TO DO
Can you copy out the data exactly? Leave the images out.

Charts and diagrams as code:
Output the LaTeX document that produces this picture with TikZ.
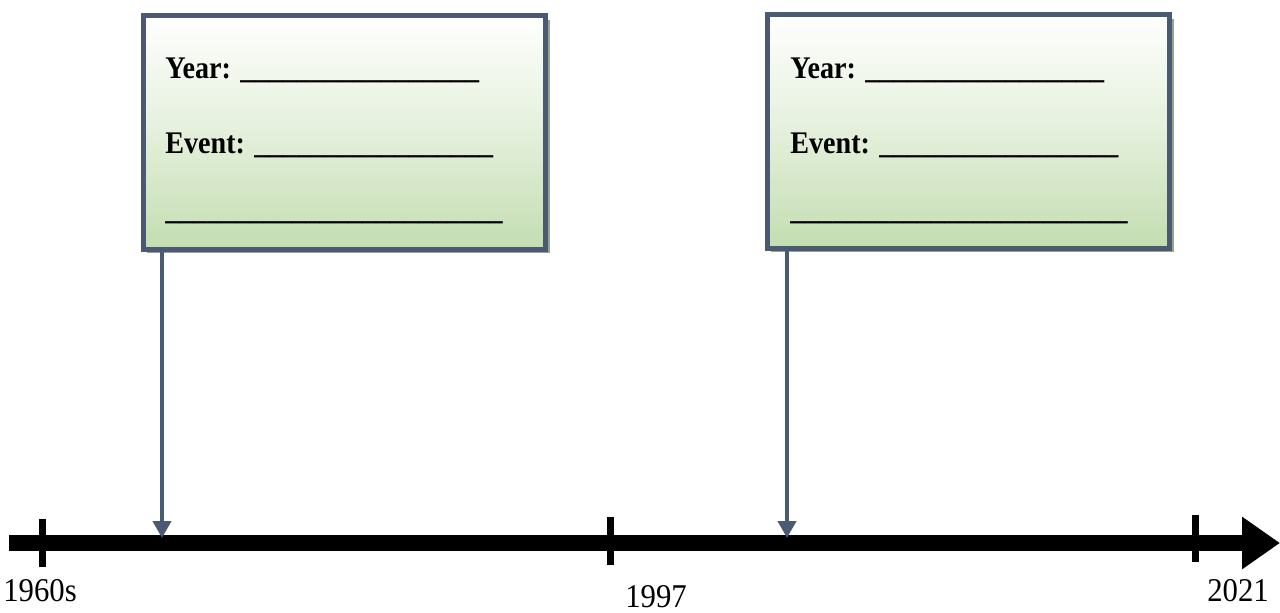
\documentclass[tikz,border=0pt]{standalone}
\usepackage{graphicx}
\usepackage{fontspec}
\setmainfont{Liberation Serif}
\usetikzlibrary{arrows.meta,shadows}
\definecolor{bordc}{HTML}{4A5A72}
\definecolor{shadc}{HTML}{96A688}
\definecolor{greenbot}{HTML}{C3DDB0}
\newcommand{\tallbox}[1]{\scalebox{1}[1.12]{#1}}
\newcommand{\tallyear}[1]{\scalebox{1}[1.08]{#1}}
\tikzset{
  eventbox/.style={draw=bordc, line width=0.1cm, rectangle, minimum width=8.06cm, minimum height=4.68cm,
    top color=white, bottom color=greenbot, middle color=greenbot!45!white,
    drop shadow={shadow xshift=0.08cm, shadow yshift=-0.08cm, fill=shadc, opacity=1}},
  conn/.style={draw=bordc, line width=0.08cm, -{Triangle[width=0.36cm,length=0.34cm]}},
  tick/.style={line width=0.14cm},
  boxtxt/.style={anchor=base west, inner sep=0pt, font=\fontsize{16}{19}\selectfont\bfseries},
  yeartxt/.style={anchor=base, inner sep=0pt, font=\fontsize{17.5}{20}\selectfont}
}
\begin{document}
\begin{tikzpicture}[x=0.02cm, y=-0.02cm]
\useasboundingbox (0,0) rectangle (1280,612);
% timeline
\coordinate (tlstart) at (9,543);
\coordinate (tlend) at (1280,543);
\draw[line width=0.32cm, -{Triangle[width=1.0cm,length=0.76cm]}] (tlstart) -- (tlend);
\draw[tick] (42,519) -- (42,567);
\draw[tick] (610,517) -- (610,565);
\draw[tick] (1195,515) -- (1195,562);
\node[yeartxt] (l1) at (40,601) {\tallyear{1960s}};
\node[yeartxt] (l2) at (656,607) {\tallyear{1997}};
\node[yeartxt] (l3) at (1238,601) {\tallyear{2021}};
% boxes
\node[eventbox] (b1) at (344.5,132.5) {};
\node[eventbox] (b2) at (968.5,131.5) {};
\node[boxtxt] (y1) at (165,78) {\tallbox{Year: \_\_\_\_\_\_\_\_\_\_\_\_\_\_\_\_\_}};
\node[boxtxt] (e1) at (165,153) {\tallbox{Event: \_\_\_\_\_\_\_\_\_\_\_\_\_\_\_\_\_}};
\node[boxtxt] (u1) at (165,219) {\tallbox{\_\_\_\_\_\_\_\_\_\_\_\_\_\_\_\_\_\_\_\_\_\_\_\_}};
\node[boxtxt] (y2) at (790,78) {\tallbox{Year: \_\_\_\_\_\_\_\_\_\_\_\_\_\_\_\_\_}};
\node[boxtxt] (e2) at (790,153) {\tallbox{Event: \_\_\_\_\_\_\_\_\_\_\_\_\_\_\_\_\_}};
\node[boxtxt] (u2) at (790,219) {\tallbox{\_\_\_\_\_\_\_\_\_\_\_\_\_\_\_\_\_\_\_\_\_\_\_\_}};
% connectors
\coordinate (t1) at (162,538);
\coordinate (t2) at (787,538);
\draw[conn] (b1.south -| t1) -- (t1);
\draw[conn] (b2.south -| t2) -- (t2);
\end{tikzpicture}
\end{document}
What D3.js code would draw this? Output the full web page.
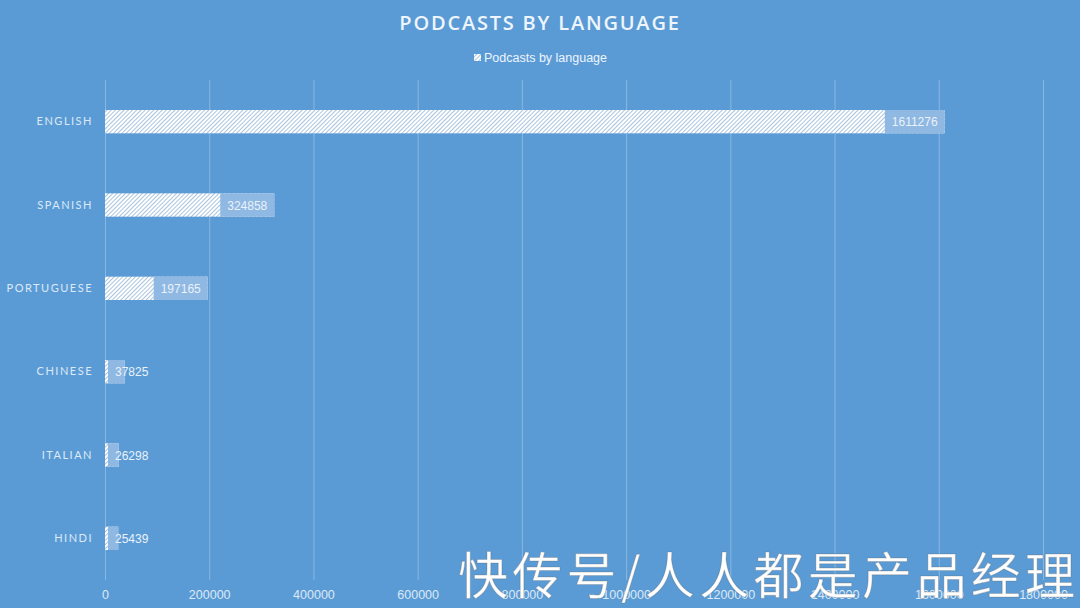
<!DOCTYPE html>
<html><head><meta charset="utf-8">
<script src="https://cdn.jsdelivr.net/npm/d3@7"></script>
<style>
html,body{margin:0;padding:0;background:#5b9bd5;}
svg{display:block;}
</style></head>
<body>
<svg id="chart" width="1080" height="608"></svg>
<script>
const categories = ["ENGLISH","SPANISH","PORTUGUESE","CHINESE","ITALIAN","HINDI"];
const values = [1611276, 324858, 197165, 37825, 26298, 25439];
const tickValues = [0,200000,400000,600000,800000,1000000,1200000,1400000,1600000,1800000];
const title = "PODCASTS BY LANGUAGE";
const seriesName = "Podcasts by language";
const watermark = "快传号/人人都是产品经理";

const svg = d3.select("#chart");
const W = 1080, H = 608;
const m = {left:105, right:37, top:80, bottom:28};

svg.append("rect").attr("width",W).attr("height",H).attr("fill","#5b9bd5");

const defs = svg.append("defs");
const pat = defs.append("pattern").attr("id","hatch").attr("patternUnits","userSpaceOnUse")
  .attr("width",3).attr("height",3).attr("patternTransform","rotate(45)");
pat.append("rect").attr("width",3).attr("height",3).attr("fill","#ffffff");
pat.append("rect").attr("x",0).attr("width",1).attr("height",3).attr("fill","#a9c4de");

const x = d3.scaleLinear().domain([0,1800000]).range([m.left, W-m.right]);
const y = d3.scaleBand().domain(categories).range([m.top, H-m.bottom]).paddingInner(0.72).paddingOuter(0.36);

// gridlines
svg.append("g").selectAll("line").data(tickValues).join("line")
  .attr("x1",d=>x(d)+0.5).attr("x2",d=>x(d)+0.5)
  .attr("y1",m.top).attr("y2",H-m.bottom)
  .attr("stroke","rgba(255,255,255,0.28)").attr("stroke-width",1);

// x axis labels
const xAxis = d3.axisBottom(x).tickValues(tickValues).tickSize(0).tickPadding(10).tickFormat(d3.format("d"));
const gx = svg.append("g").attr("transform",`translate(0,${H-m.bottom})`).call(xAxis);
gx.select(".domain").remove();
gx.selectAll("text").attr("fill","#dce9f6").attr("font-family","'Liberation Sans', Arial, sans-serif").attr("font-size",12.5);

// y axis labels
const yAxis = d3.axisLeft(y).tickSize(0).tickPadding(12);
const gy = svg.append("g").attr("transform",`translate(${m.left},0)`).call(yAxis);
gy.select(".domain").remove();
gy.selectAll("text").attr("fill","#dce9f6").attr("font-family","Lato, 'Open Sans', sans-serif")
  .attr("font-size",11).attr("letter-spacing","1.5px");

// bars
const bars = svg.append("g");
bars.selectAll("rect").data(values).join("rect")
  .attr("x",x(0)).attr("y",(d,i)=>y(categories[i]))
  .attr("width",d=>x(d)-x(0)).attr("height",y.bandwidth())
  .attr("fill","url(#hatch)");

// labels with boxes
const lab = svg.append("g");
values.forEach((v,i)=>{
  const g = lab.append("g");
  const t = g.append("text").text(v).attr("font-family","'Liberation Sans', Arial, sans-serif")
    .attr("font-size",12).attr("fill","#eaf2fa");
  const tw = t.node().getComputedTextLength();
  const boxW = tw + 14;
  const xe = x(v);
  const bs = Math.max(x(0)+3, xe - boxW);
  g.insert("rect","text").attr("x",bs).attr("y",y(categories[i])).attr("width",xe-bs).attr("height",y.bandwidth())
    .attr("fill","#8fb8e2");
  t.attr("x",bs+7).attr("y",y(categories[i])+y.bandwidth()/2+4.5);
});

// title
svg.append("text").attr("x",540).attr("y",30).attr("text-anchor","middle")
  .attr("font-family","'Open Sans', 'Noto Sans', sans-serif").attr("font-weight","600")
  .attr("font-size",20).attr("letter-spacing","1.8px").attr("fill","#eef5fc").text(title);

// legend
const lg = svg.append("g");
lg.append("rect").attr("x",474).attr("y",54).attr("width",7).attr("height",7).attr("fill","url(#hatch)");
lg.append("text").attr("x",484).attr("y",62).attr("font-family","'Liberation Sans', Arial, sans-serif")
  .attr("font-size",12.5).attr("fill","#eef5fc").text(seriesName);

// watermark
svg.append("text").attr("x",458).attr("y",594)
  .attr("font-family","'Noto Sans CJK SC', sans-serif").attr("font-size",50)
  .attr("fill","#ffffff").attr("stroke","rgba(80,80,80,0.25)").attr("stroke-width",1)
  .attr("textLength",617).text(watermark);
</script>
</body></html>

COMPLETED TASK
Output the LaTeX document that produces this picture with TikZ.
\documentclass[tikz,border=0pt]{standalone}
\usepackage{graphicx}
\usepackage{fontspec}
\setmainfont{Liberation Serif}
\usetikzlibrary{arrows.meta,shadows}
\definecolor{bordc}{HTML}{4A5A72}
\definecolor{shadc}{HTML}{96A688}
\definecolor{greenbot}{HTML}{C3DDB0}
\newcommand{\tallbox}[1]{\scalebox{1}[1.12]{#1}}
\newcommand{\tallyear}[1]{\scalebox{1}[1.08]{#1}}
\tikzset{
  eventbox/.style={draw=bordc, line width=0.1cm, rectangle, minimum width=8.06cm, minimum height=4.68cm,
    top color=white, bottom color=greenbot, middle color=greenbot!45!white,
    drop shadow={shadow xshift=0.08cm, shadow yshift=-0.08cm, fill=shadc, opacity=1}},
  conn/.style={draw=bordc, line width=0.08cm, -{Triangle[width=0.36cm,length=0.34cm]}},
  tick/.style={line width=0.14cm},
  boxtxt/.style={anchor=base west, inner sep=0pt, font=\fontsize{16}{19}\selectfont\bfseries},
  yeartxt/.style={anchor=base, inner sep=0pt, font=\fontsize{17.5}{20}\selectfont}
}
\begin{document}
\begin{tikzpicture}[x=0.02cm, y=-0.02cm]
\useasboundingbox (0,0) rectangle (1280,612);
% timeline
\coordinate (tlstart) at (9,543);
\coordinate (tlend) at (1280,543);
\draw[line width=0.32cm, -{Triangle[width=1.0cm,length=0.76cm]}] (tlstart) -- (tlend);
\draw[tick] (42,519) -- (42,567);
\draw[tick] (610,517) -- (610,565);
\draw[tick] (1195,515) -- (1195,562);
\node[yeartxt] (l1) at (40,601) {\tallyear{1960s}};
\node[yeartxt] (l2) at (656,607) {\tallyear{1997}};
\node[yeartxt] (l3) at (1238,601) {\tallyear{2021}};
% boxes
\node[eventbox] (b1) at (344.5,132.5) {};
\node[eventbox] (b2) at (968.5,131.5) {};
\node[boxtxt] (y1) at (165,78) {\tallbox{Year: \_\_\_\_\_\_\_\_\_\_\_\_\_\_\_\_\_}};
\node[boxtxt] (e1) at (165,153) {\tallbox{Event: \_\_\_\_\_\_\_\_\_\_\_\_\_\_\_\_\_}};
\node[boxtxt] (u1) at (165,219) {\tallbox{\_\_\_\_\_\_\_\_\_\_\_\_\_\_\_\_\_\_\_\_\_\_\_\_}};
\node[boxtxt] (y2) at (790,78) {\tallbox{Year: \_\_\_\_\_\_\_\_\_\_\_\_\_\_\_\_\_}};
\node[boxtxt] (e2) at (790,153) {\tallbox{Event: \_\_\_\_\_\_\_\_\_\_\_\_\_\_\_\_\_}};
\node[boxtxt] (u2) at (790,219) {\tallbox{\_\_\_\_\_\_\_\_\_\_\_\_\_\_\_\_\_\_\_\_\_\_\_\_}};
% connectors
\coordinate (t1) at (162,538);
\coordinate (t2) at (787,538);
\draw[conn] (b1.south -| t1) -- (t1);
\draw[conn] (b2.south -| t2) -- (t2);
\end{tikzpicture}
\end{document}
What D3.js code would draw this? Output the full web page.
<!DOCTYPE html>
<html><head><meta charset="utf-8">
<script src="https://cdn.jsdelivr.net/npm/d3@7"></script>
<style>
html,body{margin:0;padding:0;background:#5b9bd5;}
svg{display:block;}
</style></head>
<body>
<svg id="chart" width="1080" height="608"></svg>
<script>
const categories = ["ENGLISH","SPANISH","PORTUGUESE","CHINESE","ITALIAN","HINDI"];
const values = [1611276, 324858, 197165, 37825, 26298, 25439];
const tickValues = [0,200000,400000,600000,800000,1000000,1200000,1400000,1600000,1800000];
const title = "PODCASTS BY LANGUAGE";
const seriesName = "Podcasts by language";
const watermark = "快传号/人人都是产品经理";

const svg = d3.select("#chart");
const W = 1080, H = 608;
const m = {left:105, right:37, top:80, bottom:28};

svg.append("rect").attr("width",W).attr("height",H).attr("fill","#5b9bd5");

const defs = svg.append("defs");
const pat = defs.append("pattern").attr("id","hatch").attr("patternUnits","userSpaceOnUse")
  .attr("width",3).attr("height",3).attr("patternTransform","rotate(45)");
pat.append("rect").attr("width",3).attr("height",3).attr("fill","#ffffff");
pat.append("rect").attr("x",0).attr("width",1).attr("height",3).attr("fill","#a9c4de");

const x = d3.scaleLinear().domain([0,1800000]).range([m.left, W-m.right]);
const y = d3.scaleBand().domain(categories).range([m.top, H-m.bottom]).paddingInner(0.72).paddingOuter(0.36);

// gridlines
svg.append("g").selectAll("line").data(tickValues).join("line")
  .attr("x1",d=>x(d)+0.5).attr("x2",d=>x(d)+0.5)
  .attr("y1",m.top).attr("y2",H-m.bottom)
  .attr("stroke","rgba(255,255,255,0.28)").attr("stroke-width",1);

// x axis labels
const xAxis = d3.axisBottom(x).tickValues(tickValues).tickSize(0).tickPadding(10).tickFormat(d3.format("d"));
const gx = svg.append("g").attr("transform",`translate(0,${H-m.bottom})`).call(xAxis);
gx.select(".domain").remove();
gx.selectAll("text").attr("fill","#dce9f6").attr("font-family","'Liberation Sans', Arial, sans-serif").attr("font-size",12.5);

// y axis labels
const yAxis = d3.axisLeft(y).tickSize(0).tickPadding(12);
const gy = svg.append("g").attr("transform",`translate(${m.left},0)`).call(yAxis);
gy.select(".domain").remove();
gy.selectAll("text").attr("fill","#dce9f6").attr("font-family","Lato, 'Open Sans', sans-serif")
  .attr("font-size",11).attr("letter-spacing","1.5px");

// bars
const bars = svg.append("g");
bars.selectAll("rect").data(values).join("rect")
  .attr("x",x(0)).attr("y",(d,i)=>y(categories[i]))
  .attr("width",d=>x(d)-x(0)).attr("height",y.bandwidth())
  .attr("fill","url(#hatch)");

// labels with boxes
const lab = svg.append("g");
values.forEach((v,i)=>{
  const g = lab.append("g");
  const t = g.append("text").text(v).attr("font-family","'Liberation Sans', Arial, sans-serif")
    .attr("font-size",12).attr("fill","#eaf2fa");
  const tw = t.node().getComputedTextLength();
  const boxW = tw + 14;
  const xe = x(v);
  const bs = Math.max(x(0)+3, xe - boxW);
  g.insert("rect","text").attr("x",bs).attr("y",y(categories[i])).attr("width",xe-bs).attr("height",y.bandwidth())
    .attr("fill","#8fb8e2");
  t.attr("x",bs+7).attr("y",y(categories[i])+y.bandwidth()/2+4.5);
});

// title
svg.append("text").attr("x",540).attr("y",30).attr("text-anchor","middle")
  .attr("font-family","'Open Sans', 'Noto Sans', sans-serif").attr("font-weight","600")
  .attr("font-size",20).attr("letter-spacing","1.8px").attr("fill","#eef5fc").text(title);

// legend
const lg = svg.append("g");
lg.append("rect").attr("x",474).attr("y",54).attr("width",7).attr("height",7).attr("fill","url(#hatch)");
lg.append("text").attr("x",484).attr("y",62).attr("font-family","'Liberation Sans', Arial, sans-serif")
  .attr("font-size",12.5).attr("fill","#eef5fc").text(seriesName);

// watermark
svg.append("text").attr("x",458).attr("y",594)
  .attr("font-family","'Noto Sans CJK SC', sans-serif").attr("font-size",50)
  .attr("fill","#ffffff").attr("stroke","rgba(80,80,80,0.25)").attr("stroke-width",1)
  .attr("textLength",617).text(watermark);
</script>
</body></html>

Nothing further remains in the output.